Spencer's road to the needle began back in December 1991 when he was arrested for choking and threatening his wife, Karen. While chilling in jail, Spencer decided to call his wife and drop some vintage supervillain dialogue, warning her that he would "finish what he started" once he got out. He wasn't bluffing.
On January 18, 1992, Spencer attacked his wife. When her teenage son stepped in to stop the beating, Spencer grabbed a clothes iron and beat the kid with it. A week later, the kid heard a commotion outside, ran out, and saw Spencer literally cave his mother’s head in with a brick. The teenager tried to put an end to Spencer right there with a rifle, but the gun misfired. Spencer then pulled a knife on the kid, who had to run for his life to get help. By the time cops rolled up, Karen Spencer was dead from fatal stab wounds.
Spencer’s execution is Florida's ninth this year, as the Sunshine State continues to run its capital punishment machine at peak efficiency. This follows a absolute heater of a year in 2025, where Florida set a state record by putting 19 people to death. To put that in perspective, the state's previous records since the 1976 death penalty restoration were just eight in 1984 and 2014. Florida was the undisputed national champion of executions in 2025, easily beating out runner-ups Alabama, Texas, and South Carolina, which only had five each. Across the entire US, 47 people were executed in 2025, meaning Florida alone handled over 40% of the total volume.
At 74, Spencer takes the crown as Florida's oldest modern executee. The previous record holders were Samuel Lee Smithers (executed in October 2025 for a 1996 double murder) and R. Charlie Gifford (executed in 1951 for blasting state Representative Charles Schuh Jr.), both of whom were a youthful 72. Spencer might not hold the senior division record for long, though—another 74-year-old, Dennis Sochor, is scheduled to get the juice on July 14, 2026, for a 1982 murder.

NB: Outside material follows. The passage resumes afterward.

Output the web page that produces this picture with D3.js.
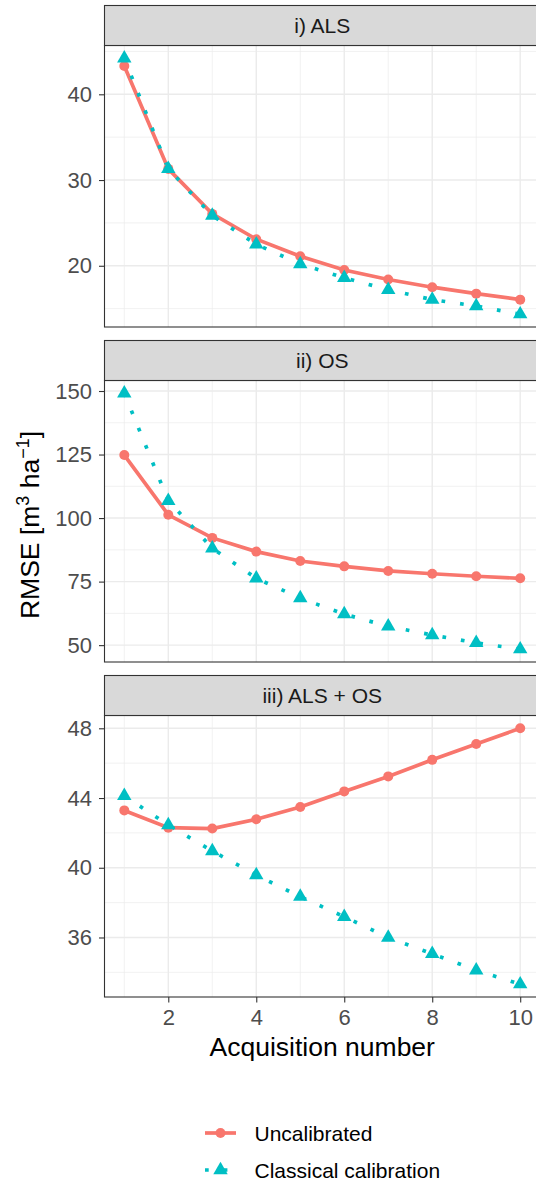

Nationally, Spencer still falls short of the absolute legend of geriatric execution, Walter Leroy Moody Jr., who was 83 when Alabama put him down in 2018 for sending mail bombs to a federal judge and a civil rights lawyer. Still, Florida's message is loud and clear: if you beat your wife with a brick and your stepson with an iron, the state will eventually catch up with you, even if they have to wheel you into the death chamber.